The discipline and overall need to improve was great. However, there were some problems on my own account because I wanted to be big and strong. I soon found that I was pulling some incredible weight (because I started with the bar). It was this month (July 2017) that I decided to make a shift between programs. At the time of writing my stats for SS were as follows:
Squat: 120 5x5 with 150 being 1 max squat.
Deadlift: 130 1x5 with 180 being my 1 max deadlift.
OHP: 40 kg 5x5
Bench: 70 kg
Overall, I was very poor at the pushing part of the program as I previously have struggled with my shoulders and was worried about the rotator cuff and them impinging.
I can’t account for my overall body percentage of weight and all that stuff. All I know at this time my weight was anywhere between 98–108. As it stands I am at 102. I’m not sure how much muscle nor am I sure how much fat I am carrying. Btu that proves my point, I have never quite jumped into it. I do know that I was following a high fat diet at the time with some IF inbetween. Neither of these, if I am honest, were taken seriously. It just gave me motivation to learn a little about a lot and has now provided me with a baseline of information from which I can draw from.
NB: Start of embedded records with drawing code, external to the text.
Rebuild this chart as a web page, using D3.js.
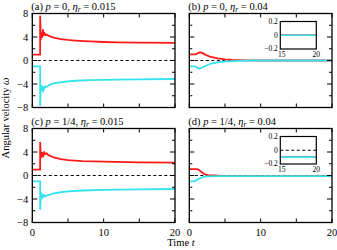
<!DOCTYPE html>
<html><head><meta charset="utf-8">
<script src="https://cdn.jsdelivr.net/npm/d3@7"></script>
<style>body{margin:0;background:#fff}svg{display:block;font-family:"Liberation Serif","Times New Roman",serif}</style>
</head><body><svg id="c" width="337" height="250"></svg>
<script>
// ---- data ----
const titles = ["(a)", "(b)", "(c)", "(d)"];
const pLabels = ["0", "0", "1/4", "1/4"];
const etaLabels = ["0.015", "0.04", "0.015", "0.04"];
const yTicks = [-8, -4, 0, 4, 8];
const xTicks = [0, 10, 20];
const insetYTicks = [-0.2, 0, 0.2];
const insetXTicks = [15, 20];

const tRedA  = [0, 1.1, 1.1, 1.2, 1.3, 1.4, 1.5, 1.6, 1.7, 1.85, 2.0, 2.5, 3, 4, 5, 6, 8, 10, 12, 15, 20];
const redA   = [1, 1, 7.5, 3.6, 4.6, 4.0, 5.2, 4.3, 4.7, 4.3, 4.4, 4.1, 3.9, 3.65, 3.5, 3.4, 3.25, 3.15, 3.1, 3.05, 3.0];
const tCyanA = [0, 1.1, 1.1, 1.2, 1.3, 1.4, 1.5, 1.6, 1.7, 1.85, 2.0, 2.5, 3, 4, 5, 6, 8, 10, 12, 15, 20];
const cyanA  = [-1, -1, -7.6, -4.2, -5.0, -4.4, -5.3, -4.5, -4.8, -4.4, -4.5, -4.1, -3.9, -3.7, -3.55, -3.45, -3.35, -3.3, -3.25, -3.2, -3.15];

const tRedB  = [0, 0.9, 1.2, 1.5, 1.8, 2.2, 3, 4, 5, 6, 8, 10, 15, 20];
const redB   = [1.05, 1.05, 1.25, 1.4, 1.3, 1.0, 0.6, 0.35, 0.2, 0.1, 0.03, 0, 0, 0];
const tCyanB = [0, 0.8, 1.0, 1.4, 1.8, 2.3, 3, 4, 5, 7, 9, 15, 20];
const cyanB  = [-1, -1, -1.1, -1.4, -1.2, -0.9, -0.55, -0.3, -0.15, -0.05, 0, 0, 0];

const tRedC  = [0, 1.1, 1.1, 1.2, 1.35, 1.5, 1.65, 1.8, 2.0, 2.2, 2.5, 3, 4, 5, 7, 10, 15, 20];
const redC   = [1, 1, 5.6, 3.0, 3.9, 3.2, 4.0, 3.6, 3.8, 3.5, 3.35, 3.1, 2.8, 2.6, 2.45, 2.35, 2.25, 2.2];
const tCyanC = [0, 1.1, 1.1, 1.25, 1.45, 1.6, 1.8, 2.0, 2.5, 3, 4, 5, 7, 10, 15, 20];
const cyanC  = [-1, -1, -5.7, -3.0, -3.8, -3.3, -3.6, -3.4, -3.25, -3.05, -2.85, -2.7, -2.55, -2.45, -2.35, -2.3];

const tRedD  = [0, 1.0, 1.3, 1.7, 2.1, 2.6, 3.5, 5, 15, 20];
const redD   = [1.1, 1.1, 1.0, 0.6, 0.25, 0.08, 0, -0.1, -0.1, -0.1];
const tCyanD = [0, 0.6, 0.9, 1.3, 1.8, 2.4, 4, 15, 20];
const cyanD  = [-1, -1, -0.9, -0.6, -0.3, -0.15, -0.1, -0.1, -0.1];

const series = [
  [[tRedA, redA], [tCyanA, cyanA]],
  [[tRedB, redB], [tCyanB, cyanB]],
  [[tRedC, redC], [tCyanC, cyanC]],
  [[tRedD, redD], [tCyanD, cyanD]]
];
const colors = ["#ff1a1a", "#33e3ee"];
const hasInset = [false, true, false, true];

// ---- layout ----
const svg = d3.select("#c");
const colX = [32.3, 189.3], pw = 142.7;
const rowY = [13.5, 128.5], ph = 94;

for (let i = 0; i < 4; i++) {
  const x0 = colX[i % 2], y0 = rowY[Math.floor(i / 2)];
  const g = svg.append("g").attr("transform", `translate(${x0},${y0})`);
  const x = d3.scaleLinear().domain([0, 20]).range([0, pw]);
  const y = d3.scaleLinear().domain([-8, 8]).range([ph, 0]);
  const cid = "clip" + i;
  g.append("clipPath").attr("id", cid).append("rect").attr("width", pw).attr("height", ph);
  const pg = g.append("g").attr("clip-path", `url(#${cid})`);

  pg.append("line").attr("x1", 0).attr("x2", pw).attr("y1", y(0)).attr("y2", y(0))
    .attr("stroke", "#000").attr("stroke-width", 1).attr("stroke-dasharray", "3,2.5");
  const line = d3.line().x(d => x(d[0])).y(d => y(d[1]));
  series[i].forEach((s, k) => {
    const pts = s[0].map((t, j) => [t, s[1][j]]);
    pg.append("path").attr("d", line(pts)).attr("fill", "none")
      .attr("stroke", colors[k]).attr("stroke-width", 1.8).attr("stroke-linejoin", "round");
  });

  // ticks
  const tk = g.append("g").attr("stroke", "#000").attr("stroke-width", 1);
  d3.range(-8, 8.1, 2).forEach(v => {
    const L = (v % 4 === 0) ? 5 : 3;
    tk.append("line").attr("x1", 0).attr("x2", L).attr("y1", y(v)).attr("y2", y(v));
    tk.append("line").attr("x1", pw).attr("x2", pw - L).attr("y1", y(v)).attr("y2", y(v));
  });
  d3.range(0, 20.1, 5).forEach(v => {
    tk.append("line").attr("x1", x(v)).attr("x2", x(v)).attr("y1", ph).attr("y2", ph - 4);
    tk.append("line").attr("x1", x(v)).attr("x2", x(v)).attr("y1", 0).attr("y2", 4);
  });
  g.append("rect").attr("width", pw).attr("height", ph).attr("fill", "none")
    .attr("stroke", "#000").attr("stroke-width", 1.3);

  if (i % 2 === 0) {
    yTicks.forEach(v => {
      g.append("text").attr("x", -4).attr("y", y(v)).attr("dy", "0.35em")
        .attr("text-anchor", "end").attr("font-size", 10.5).text(v < 0 ? "\u2212" + (-v) : v);
    });
  }
  if (i >= 2) {
    xTicks.forEach(v => {
      g.append("text").attr("x", x(v)).attr("y", ph + 13).attr("text-anchor", "middle")
        .attr("font-size", 10.5).text(v);
    });
  }
  // title
  const tt = g.append("text").attr("x", -1).attr("y", -4).attr("font-size", 10.5);
  tt.append("tspan").text(titles[i] + " ");
  tt.append("tspan").attr("font-style", "italic").text("p");
  tt.append("tspan").text(" = " + pLabels[i] + ", ");
  tt.append("tspan").attr("font-style", "italic").text("\u03b7");
  tt.append("tspan").attr("font-style", "italic").attr("font-size", 7.5).attr("dy", 2.5).text("r");
  tt.append("tspan").attr("dy", -2.5).text(" = " + etaLabels[i]);

  if (hasInset[i]) {
    const ix0 = 91, iy0 = 8, iw = 36, ih = 27.5;
    const ig = g.append("g").attr("transform", `translate(${ix0},${iy0})`);
    const xi = d3.scaleLinear().domain([15, 20]).range([0, iw]);
    const yi = d3.scaleLinear().domain([-0.2, 0.2]).range([ih, 0]);
    ig.append("rect").attr("width", iw).attr("height", ih).attr("fill", "#fff");
    const icid = "iclip" + i;
    ig.append("clipPath").attr("id", icid).append("rect").attr("width", iw).attr("height", ih);
    const ipg = ig.append("g").attr("clip-path", `url(#${icid})`);
    ipg.append("line").attr("x1", 0).attr("x2", iw).attr("y1", yi(0)).attr("y2", yi(0))
      .attr("stroke", "#000").attr("stroke-width", 1).attr("stroke-dasharray", "3,2.5");
    const iline = d3.line().x(d => xi(d[0])).y(d => yi(d[1]));
    series[i].forEach((s, k) => {
      const pts = s[0].map((t, j) => [t, s[1][j]]).filter(d => d[0] >= 15);
      ipg.append("path").attr("d", iline(pts)).attr("fill", "none")
        .attr("stroke", colors[k]).attr("stroke-width", 1.6);
    });
    ig.append("rect").attr("width", iw).attr("height", ih).attr("fill", "none")
      .attr("stroke", "#000").attr("stroke-width", 1.2);
    insetYTicks.forEach(v => {
      ig.append("text").attr("x", -2.5).attr("y", yi(v) - (v < 0 ? 1 : 0)).attr("dy", "0.35em").attr("text-anchor", "end")
        .attr("font-size", 7.5).text(v < 0 ? "\u2212" + (-v) : v);
    });
    insetXTicks.forEach(v => {
      ig.append("text").attr("x", xi(v) + (v === 15 ? 1.5 : 0)).attr("y", ih + 8).attr("text-anchor", "middle")
        .attr("font-size", 7.5).text(v);
    });
  }
}

// axis labels
const yl = svg.append("text").attr("transform", "translate(9,118) rotate(-90)")
  .attr("text-anchor", "middle").attr("font-size", 10.5);
yl.append("tspan").text("Angular velocity ");
yl.append("tspan").attr("font-style", "italic").text("\u03c9");
const xl = svg.append("text").attr("x", 181).attr("y", 246).attr("text-anchor", "middle").attr("font-size", 10.5);
xl.append("tspan").text("Time  ");
xl.append("tspan").attr("font-style", "italic").text("t");
</script></body></html>
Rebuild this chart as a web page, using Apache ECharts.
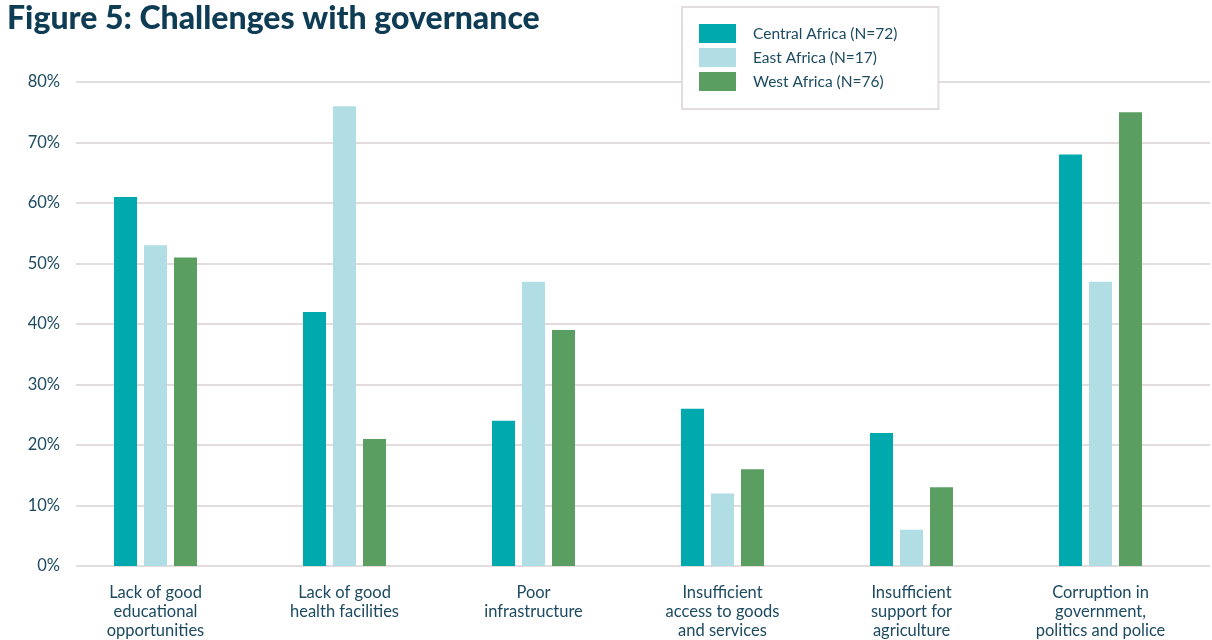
<!DOCTYPE html>
<html>
<head>
<meta charset="utf-8">
<script src="https://cdn.jsdelivr.net/npm/echarts@6/dist/echarts.min.js"></script>
<style>
  html, body { margin: 0; padding: 0; background: #ffffff; }
  #chart { width: 1212px; height: 640px; }
</style>
</head>
<body>
<div id="chart"></div>
<script>
// Challenge categories (x axis)
const categories = [
  'Lack of good\neducational\nopportunities',
  'Lack of good\nhealth facilities',
  'Poor\ninfrastructure',
  'Insufficient\naccess to goods\nand services',
  'Insufficient\nsupport for\nagriculture',
  'Corruption in\ngovernment,\npolitics and police'
];

// Share of respondents per region, in percent
const centralAfrica = [61, 42, 24, 26, 22, 68];
const eastAfrica    = [53, 76, 47, 12, 6, 47];
const westAfrica    = [51, 21, 39, 16, 13, 75];

const seriesNames = ['Central Africa (N=72)', 'East Africa (N=17)', 'West Africa (N=76)'];
const seriesColors = ['#00a9ad', '#b0dee4', '#5a9e62'];

const textColor = '#1c4a61';
const fontFamily = 'Lato, "Noto Sans", sans-serif';

const chart = echarts.init(document.getElementById('chart'), null, { renderer: 'canvas' });

const bar = (name, data, color) => ({
  name,
  type: 'bar',
  data,
  xAxisIndex: 0,
  yAxisIndex: 0,
  barWidth: 23,
  barGap: '30.4%',
  itemStyle: { color },
  emphasis: { disabled: true }
});

chart.setOption({
  animation: false,
  textStyle: { fontFamily },
  title: {
    text: 'Figure 5: Challenges with governance',
    left: 2,
    top: -2,
    textStyle: { color: '#0e3c55', fontSize: 32, fontWeight: 900, fontFamily }
  },
  legend: {
    orient: 'vertical',
    left: 682,
    top: 7,
    padding: [17, 41, 18, 17],
    itemWidth: 37,
    itemHeight: 19,
    itemGap: 5,
    backgroundColor: '#ffffff',
    borderColor: '#e3dcdf',
    borderWidth: 2,
    icon: 'rect',
    data: seriesNames,
    textStyle: { color: textColor, fontSize: 15.5, fontFamily, padding: [0, 0, 0, 12] }
  },
  grid: [
    // bars
    { left: 61, right: 17, top: 82, bottom: 74 },
    // value scale with split lines
    { left: 76, right: 2, top: 82, bottom: 74 }
  ],
  xAxis: [
    {
      type: 'category',
      gridIndex: 0,
      data: categories,
      axisLine: { show: false },
      axisTick: { show: false },
      axisLabel: {
        color: textColor,
        fontSize: 16.5,
        lineHeight: 19,
        margin: 17,
        fontFamily,
        interval: 0
      }
    },
    {
      type: 'value',
      gridIndex: 1,
      show: false,
      min: 0,
      max: 1
    }
  ],
  yAxis: [
    {
      type: 'value',
      gridIndex: 0,
      min: 0,
      max: 80,
      interval: 10,
      show: false,
      splitLine: { show: false }
    },
    {
      type: 'value',
      gridIndex: 1,
      min: 0,
      max: 80,
      interval: 10,
      axisLine: { show: false },
      axisTick: { show: false },
      axisLabel: {
        color: textColor,
        fontSize: 16.5,
        margin: 16,
        fontFamily,
        formatter: '{value}%'
      },
      splitLine: { lineStyle: { color: '#e3dcdf', width: 2 } }
    }
  ],
  series: [
    bar(seriesNames[0], centralAfrica, seriesColors[0]),
    bar(seriesNames[1], eastAfrica, seriesColors[1]),
    bar(seriesNames[2], westAfrica, seriesColors[2])
  ]
});
</script>
</body>
</html>
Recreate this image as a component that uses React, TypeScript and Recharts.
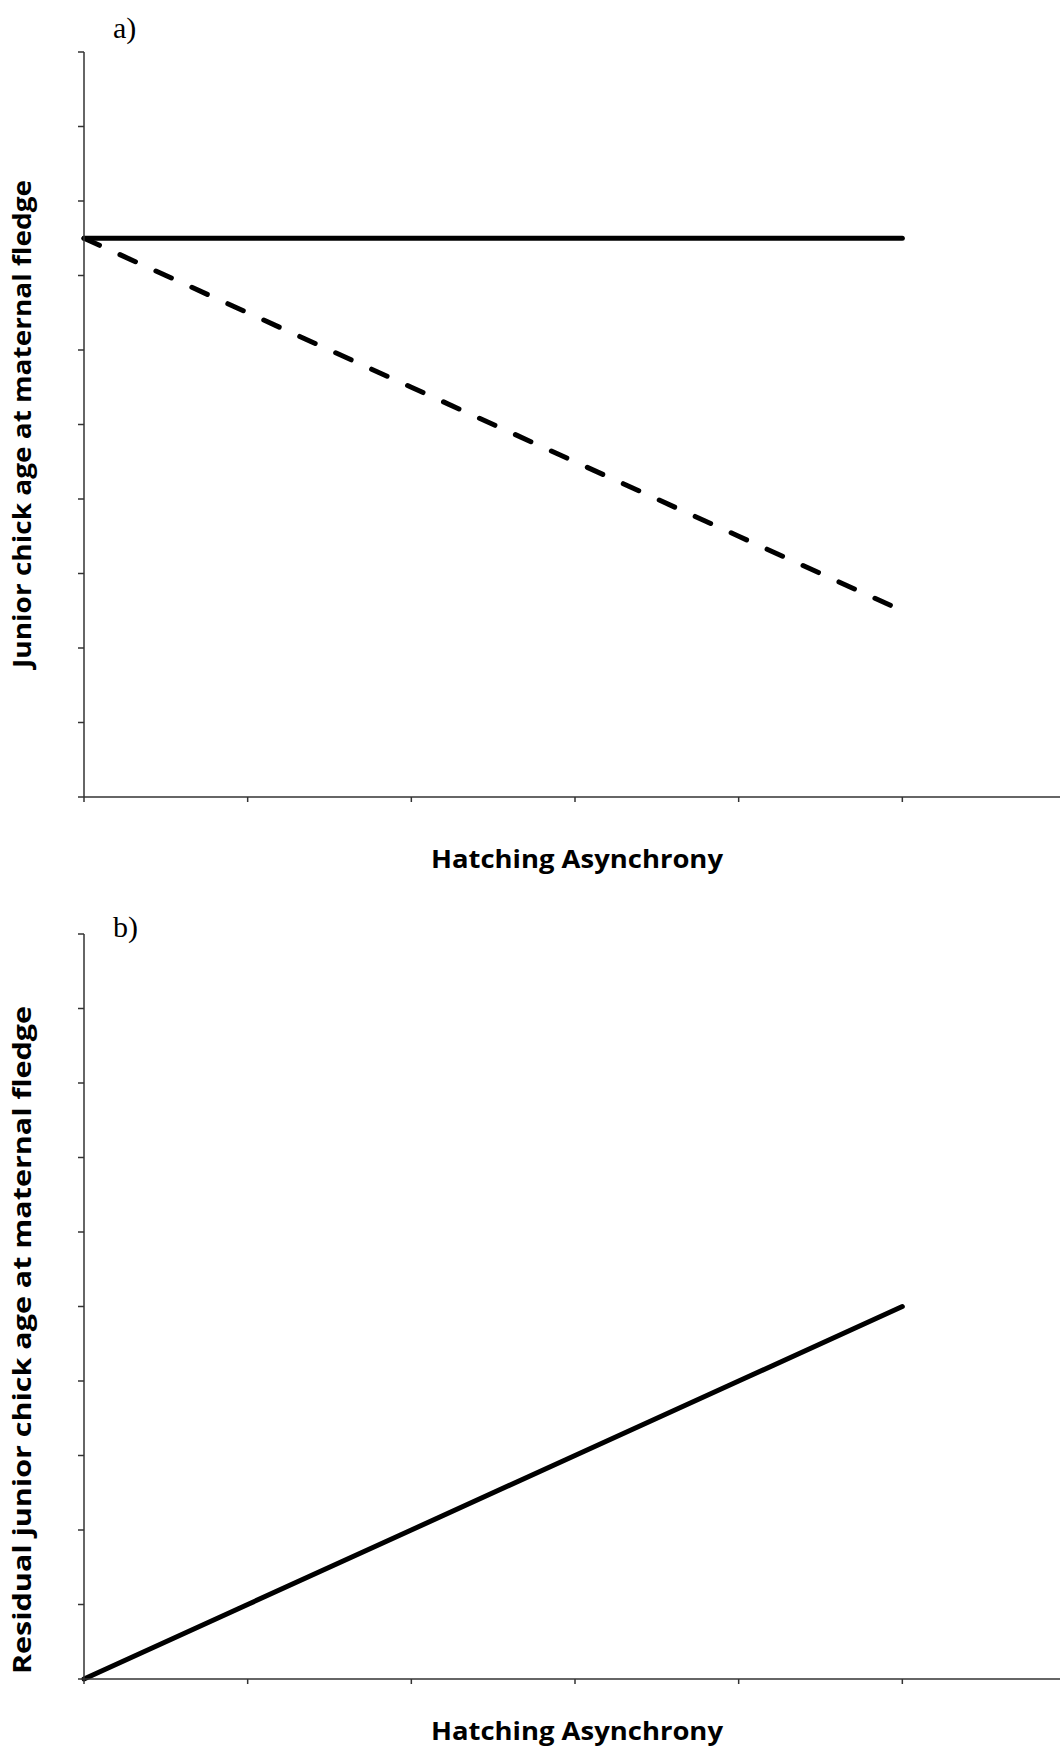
import React from 'react';
import { LineChart, Line, XAxis, YAxis, Label } from 'recharts';

// asynchrony steps along the x axis
const asynchrony = [0, 1, 2, 3, 4, 5];
const xTicks = [0, 1, 2, 3, 4, 5, 6];
const yTicks = [0, 1, 2, 3, 4, 5, 6, 7, 8, 9, 10];

// panel a: junior chick age at maternal fledge
const ageNoEffect = [7.5, 7.5, 7.5, 7.5, 7.5, 7.5];
const ageDeclining = [7.5, 6.5, 5.5, 4.5, 3.5, 2.5];

// panel b: residual junior chick age at maternal fledge
const residualAge = [0, 1, 2, 3, 4, 5];

const panelA = asynchrony.map((x, i) => ({ x, flat: ageNoEffect[i], down: ageDeclining[i] }));
const panelB = asynchrony.map((x, i) => ({ x, resid: residualAge[i] }));

const AXIS = '#333';
const LABEL_FONT = '"Open Sans", "DejaVu Sans", sans-serif';

interface PanelText {
  tag: string;
  tagBaseline: number;
  yTitle: string;
  yCenter: number;
  yLength: number;
  xBaseline: number;
}

// draws the panel tag, y title and x title in one go
function panelLabels(t: PanelText) {
  return () => (
    <g>
      <text x={113} y={t.tagBaseline} fontFamily='"Liberation Serif", "Times New Roman", serif' fontSize={30} fill="#000">
        {t.tag}
      </text>
      <text
        x={31}
        y={t.yCenter}
        transform={`rotate(-90, 31, ${t.yCenter})`}
        textAnchor="middle"
        fontFamily={LABEL_FONT}
        fontWeight={700}
        fontSize={25}
        textLength={t.yLength}
        lengthAdjust="spacingAndGlyphs"
        fill="#000"
      >
        {t.yTitle}
      </text>
      <text
        x={577}
        y={t.xBaseline}
        textAnchor="middle"
        fontFamily={LABEL_FONT}
        fontWeight={700}
        fontSize={25}
        textLength={292}
        lengthAdjust="spacingAndGlyphs"
        fill="#000"
      >
        Hatching Asynchrony
      </text>
    </g>
  );
}

export default function App() {
  const xAxisProps = {
    dataKey: 'x',
    type: 'number' as const,
    domain: [0, 6],
    ticks: xTicks,
    tickFormatter: () => '',
    tickSize: 5,
    stroke: AXIS,
    strokeWidth: 1.5,
  };
  const yAxisProps = {
    type: 'number' as const,
    domain: [0, 10],
    ticks: yTicks,
    tickFormatter: () => '',
    tickSize: 6,
    width: 84,
    stroke: AXIS,
    strokeWidth: 1.5,
  };

  return (
    <div style={{ position: 'absolute', left: 0, top: 0, width: 1060, height: 1760, overflow: 'hidden', background: '#fff' }}>
      <div style={{ position: 'absolute', left: 0, top: 0 }}>
        <LineChart width={1100} height={880} data={panelA} margin={{ top: 52, right: 34, left: 0, bottom: 0 }}>
          <XAxis {...xAxisProps} height={83} />
          <YAxis {...yAxisProps}>
            <Label
              content={panelLabels({
                tag: 'a)',
                tagBaseline: 38,
                yTitle: 'Junior chick age at maternal fledge',
                yCenter: 424,
                yLength: 488,
                xBaseline: 868,
              })}
            />
          </YAxis>
          <Line
            dataKey="flat"
            stroke="#000"
            strokeWidth={5}
            strokeLinecap="round"
            dot={false}
            activeDot={false}
            isAnimationActive={false}
          />
          <Line
            dataKey="down"
            stroke="#000"
            strokeWidth={5}
            strokeLinecap="round"
            strokeDasharray="17 22.5"
            dot={false}
            activeDot={false}
            isAnimationActive={false}
          />
        </LineChart>
      </div>
      <div style={{ position: 'absolute', left: 0, top: 880 }}>
        <LineChart width={1100} height={880} data={panelB} margin={{ top: 54, right: 34, left: 0, bottom: 0 }}>
          <XAxis {...xAxisProps} height={81} />
          <YAxis {...yAxisProps}>
            <Label
              content={panelLabels({
                tag: 'b)',
                tagBaseline: 57,
                yTitle: 'Residual junior chick age at maternal fledge',
                yCenter: 460,
                yLength: 668,
                xBaseline: 860,
              })}
            />
          </YAxis>
          <Line
            dataKey="resid"
            stroke="#000"
            strokeWidth={5}
            strokeLinecap="round"
            dot={false}
            activeDot={false}
            isAnimationActive={false}
          />
        </LineChart>
      </div>
    </div>
  );
}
And this is where I depart and learn new things. I had taken up running and could barely run 70 meters without throwing up. Now I can run a 5K in a terrible time (34 min on average). I could have done better if I had taken it seriously.
And this is where the theme of seriousness comes into play. I need to be more determined. More focused and overall, more conditioned to be able to just do anything as it’s not about losing fat, it’s about being in a healthier state. Though the dysmorphia never really goes away.